As the conflict marked its 6th anniversary, we interviewed 100 Syrian children and asked them to share their fears and dreams to show how exposure to violence can influence a child’s view of the world and their ability to remain hopeful. The majority of the children feared for their safety: they are afraid of airstrikes, shelling, and explosions. 50% of the children said their dreams are peace for Syria and being able to return home, while 33% dream of becoming professionals like teachers and doctors.

Wynn Flaten, Director of World Vision’s Syria Response says: “For many of us working to support families in this intractable conflict, our biggest fear has always been that the hopes of Syria’s children might fade. This report has thankfully done something to allay that concern for us. However, it is wrong to say these children are resilient. What they’ve seen and experienced will stay with them their whole lives and they will need ongoing support. The report’s overwhelming conclusion is that all children have fears and dreams. Whether they become a reality is up to us.”

Children Experience Love

“Experience love” is one of four World Vision’s child well-being aspirations, aiming to help children learn to love and be loved so that they can grow up and experience life in all its fullness. At World Vision, we vow to bring love to children in crisis. Whenever an emergency occurs, care and protection for children is one of our top priorities.

Our core child protection response is to set up a Child Friendly Space (CFS). Each CFS is different depending on the culture and the emergency. The location of the CFS is often chosen with the community, including children, to identify the safest place to operate it.

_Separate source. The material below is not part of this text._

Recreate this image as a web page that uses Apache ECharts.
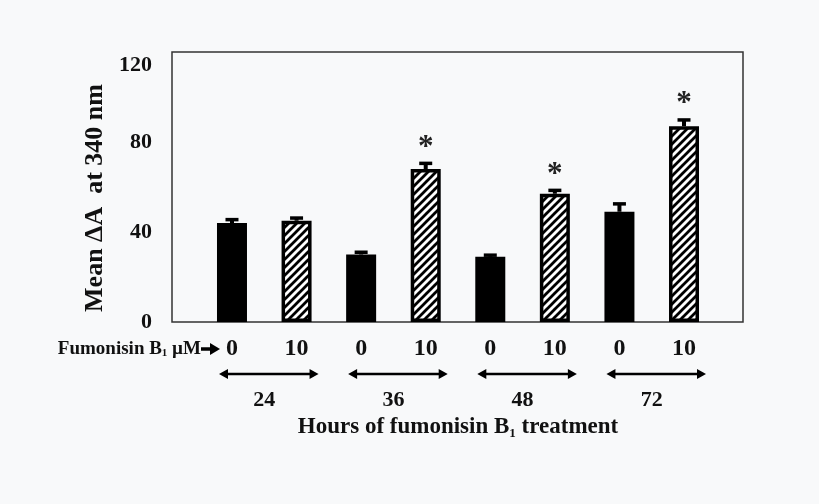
<!DOCTYPE html>
<html>
<head>
<meta charset="utf-8">
<script src="https://cdn.jsdelivr.net/npm/echarts@6/dist/echarts.min.js"></script>
<style>
  html, body { margin: 0; padding: 0; background: #f8f9fa; }
  #chart { width: 819px; height: 504px; }
</style>
</head>
<body>
<div id="chart"></div>
<script>
// Treatment duration groups (hours) and fumonisin B1 doses (µM)
const hours = ['24', '36', '48', '72'];
const doses = ['0', '10'];
// Mean ΔA at 340 nm with one-sided error (SE)
const control = [44, 30, 29, 49];
const controlErr = [1.5, 1.0, 0.7, 3.5];
const treated = [45, 68, 57, 87];
const treatedErr = [1.2, 2.5, 1.5, 2.8];
const significant = [false, true, true, true];
const yTicks = [0, 40, 80, 120];

const FONT = 'Liberation Serif';

// Diagonal hatch fill for the treated bars
function hatchPattern() {
  const c = document.createElement('canvas');
  c.width = 8; c.height = 8;
  const g = c.getContext('2d');
  g.fillStyle = '#ffffff';
  g.fillRect(0, 0, 8, 8);
  g.strokeStyle = '#000000';
  g.lineWidth = 2.8;
  g.beginPath();
  g.moveTo(-2, 10); g.lineTo(10, -2);
  g.moveTo(-2, 2); g.lineTo(2, -2);
  g.moveTo(6, 10); g.lineTo(10, 6);
  g.stroke();
  return c;
}
const hatch = { image: hatchPattern(), repeat: 'repeat' };

// One bar per hour x dose combination
const cats = [];
const barData = [];
const errData = [];
hours.forEach((h, i) => {
  cats.push(doses[0], doses[1]);
  barData.push({ value: control[i], itemStyle: { color: '#000', borderColor: '#000', borderWidth: 0 } });
  barData.push({ value: treated[i], itemStyle: { color: hatch, borderColor: '#000', borderWidth: 3.5 } });
  errData.push([2 * i, control[i], controlErr[i], 0]);
  errData.push([2 * i + 1, treated[i], treatedErr[i], significant[i] ? 1 : 0]);
});

const chart = echarts.init(document.getElementById('chart'), null, { renderer: 'canvas' });

const option = {
  backgroundColor: '#f8f9fa',
  animation: false,
  grid: [
    // plot frame + y axis
    { left: 172, right: 76, top: 52, bottom: 182, show: true, borderColor: '#333', borderWidth: 1.5, backgroundColor: 'transparent' },
    // bar area
    { left: 199.7, right: 102.7, top: 52, bottom: 182 }
  ],
  xAxis: [
    { gridIndex: 0, type: 'value', min: 0, max: 1, show: false },
    {
      gridIndex: 1, type: 'category', data: cats, boundaryGap: true,
      axisLine: { show: false }, axisTick: { show: false }, splitLine: { show: false },
      axisLabel: { margin: 15, color: '#111', fontFamily: FONT, fontWeight: 'bold', fontSize: 24 }
    },
    {
      gridIndex: 1, type: 'category', data: hours, position: 'bottom', offset: 60,
      axisLine: { show: false }, axisTick: { show: false }, splitLine: { show: false },
      axisLabel: { margin: 7, color: '#111', fontFamily: FONT, fontWeight: 'bold', fontSize: 22 },
      name: '{a|Hours of fumonisin B}{s|1}{a| treatment}',
      nameLocation: 'middle', nameGap: 33,
      nameTextStyle: {
        rich: {
          a: { fontFamily: FONT, fontWeight: 'bold', fontSize: 23, color: '#111' },
          s: { fontFamily: FONT, fontWeight: 'bold', fontSize: 13, color: '#111', padding: [12, 0, 0, 0] }
        }
      }
    }
  ],
  yAxis: [
    {
      gridIndex: 0, type: 'value', min: 0, max: 120, interval: 40,
      axisLine: { show: false }, axisTick: { show: false }, splitLine: { show: false },
      axisLabel: {
        margin: 20,
        formatter: v => yTicks.indexOf(v) < 0 ? '' : (v === 120 ? '{t|' + v + '}' : '{n|' + v + '}'),
        rich: {
          n: { fontFamily: FONT, fontWeight: 'bold', fontSize: 22, color: '#111' },
          t: { fontFamily: FONT, fontWeight: 'bold', fontSize: 22, color: '#111', padding: [26, 0, 0, 0] }
        }
      },
      name: 'Mean ΔA  at 340 nm',
      nameLocation: 'middle', nameRotate: 90, nameGap: 62,
      nameTextStyle: { fontFamily: FONT, fontWeight: 'bold', fontSize: 26, color: '#111', padding: [0, 22, 0, 0] }
    },
    { gridIndex: 1, type: 'value', min: 0, max: 120, show: false }
  ],
  series: [
    {
      type: 'bar', xAxisIndex: 1, yAxisIndex: 1, data: barData, barWidth: 30, z: 2
    },
    {
      type: 'custom', xAxisIndex: 1, yAxisIndex: 1, data: errData, z: 3,
      renderItem: (params, api) => {
        const x = api.value(0), v = api.value(1), e = api.value(2), star = api.value(3);
        const top = api.coord([x, v + e]);
        const base = api.coord([x, v]);
        const children = [
          { type: 'line', shape: { x1: top[0], y1: base[1], x2: top[0], y2: top[1] }, style: { stroke: '#000', lineWidth: 4 } },
          { type: 'line', shape: { x1: top[0] - 6.5, y1: top[1], x2: top[0] + 6.5, y2: top[1] }, style: { stroke: '#000', lineWidth: 3.5 } }
        ];
        if (star) {
          children.push({
            type: 'text', x: top[0], y: top[1] - 31,
            style: { text: '*', fontFamily: FONT, fontWeight: 'bold', fontSize: 31, fill: '#222', align: 'center', verticalAlign: 'top' }
          });
        }
        return { type: 'group', children };
      }
    }
  ]
};
chart.setOption(option);

// Dose row caption and duration brackets under the bars
const graphics = [];
graphics.push({
  type: 'text', x: 201, y: 349,
  style: {
    text: '{a|Fumonisin B}{s|1}{a| µM}',
    align: 'right', verticalAlign: 'middle',
    rich: {
      a: { fontFamily: FONT, fontWeight: 'bold', fontSize: 19, fill: '#111' },
      s: { fontFamily: FONT, fontWeight: 'bold', fontSize: 11, fill: '#111', padding: [9, 0, 0, 0] }
    }
  }
});
graphics.push({ type: 'line', shape: { x1: 201, y1: 349, x2: 212, y2: 349 }, style: { stroke: '#000', lineWidth: 3.5 } });
graphics.push({ type: 'polygon', shape: { points: [[210, 343], [220, 349], [210, 355]] }, style: { fill: '#000' } });

const arrowY = 374;
hours.forEach((h, i) => {
  const x0 = chart.convertToPixel({ xAxisIndex: 1 }, 2 * i) - 13;
  const x1 = chart.convertToPixel({ xAxisIndex: 1 }, 2 * i + 1) + 22;
  graphics.push({ type: 'line', shape: { x1: x0 + 6, y1: arrowY, x2: x1 - 6, y2: arrowY }, style: { stroke: '#000', lineWidth: 2.3 } });
  graphics.push({ type: 'polygon', shape: { points: [[x0, arrowY], [x0 + 9, arrowY - 5], [x0 + 9, arrowY + 5]] }, style: { fill: '#000' } });
  graphics.push({ type: 'polygon', shape: { points: [[x1, arrowY], [x1 - 9, arrowY - 5], [x1 - 9, arrowY + 5]] }, style: { fill: '#000' } });
});
chart.setOption({ graphic: graphics });
</script>
</body>
</html>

While each CFS looks different, all have these six elements:
  1. We have fun
    Children in emergency situations have been through experiences like no other. By offering a place filled with games, sports, drama, and cultural activities, it helps them switch off from their worries and concerns. These activities bring light and colour into their lives to remind them there is hope in this world and for their future.
  2. We provide safety
    Emergencies can cause destruction and devastation in a community. Instead of safe places, children are faced with many places where they can be hurt such as collapsed buildings, flooded rivers, and washed out roads. Emergencies also increase a child’s vulnerability to being exploited and abused. World Vision CFSs ensure children are safe – that there is at least one place they do not have to fear for their lives.
  3. We support
    Emergencies cause children to experience things they never should. Processing these experiences is a key step to moving forward. Our CFSs are run by skilled staff and volunteers, trained in providing child-based psychological and social support. Through our fun activities, World Vision creates a space for children to express their feelings of fear and loss. Little by little, children grow in confidence and become more comfortable in expressing themselves through play. This process helps them realise that they are not alone and that they’re loved.
  4. We educate
    In an emergency, children are unable to attend school due to displacement, collapsed buildings, or a lack of general safety. At World Vision CFSs, informal education is provided with a key focus on literacy and numeracy skills. Children can also learn about life skills, health, hygiene, and child rights.
  5. We create community
    A key part of our CFS is coming together as a new community. It helps foster positive relationships and encourage team work and acceptance. It allows us to share information and learn what the community needs. We also help reunite children separated from families and distribute items such as lunches, water, books, and basic survival items.
  6. We supervise
    One of the key challenges in emergency settings is parents trying to continue to earn an income. CFSs offer parents a safe place for their children so they are able to attend to daily activities, whether that be working, tending the garden, searching for work, or receiving aid. It also becomes a place for parents to meet and support each other.

Love Shines through at Child Friendly Spaces

In 2013, World Vision and Columbia University worked together to study and evaluate the impact of CFSs. The study was based on the CFS set up for Congolese children in a refugee camp in western Uganda. They found that children who frequently attended CFSs were able to sustain their psychosocial well-being, while children who did not attend CFSs showed a marked deterioration.

The study also shows when children had access to a CFS, the positive impact on their parents and caregivers was substantial. Over time, parents said their concerns and stresses about how their children were doing, given everything they had been through, were reduced.

With donors’ support, World Vision enters some of the most devastated and fragile communities, setting up Child Friendly Spaces to gradually bring children out of their pain, trauma and help them feel loved again.

Lord, make me an instrument of Your peace:
Where there is hatred, let me sow love
...
Where there is despair, hope;
Where there is darkness, light;
Where there is sadness, joy.
– The Prayer of St. Francis

May our work rekindle the hearts of traumatised children, especially children living under the influence of brutal conflict, so when they feel loved, they can love others and spread peace.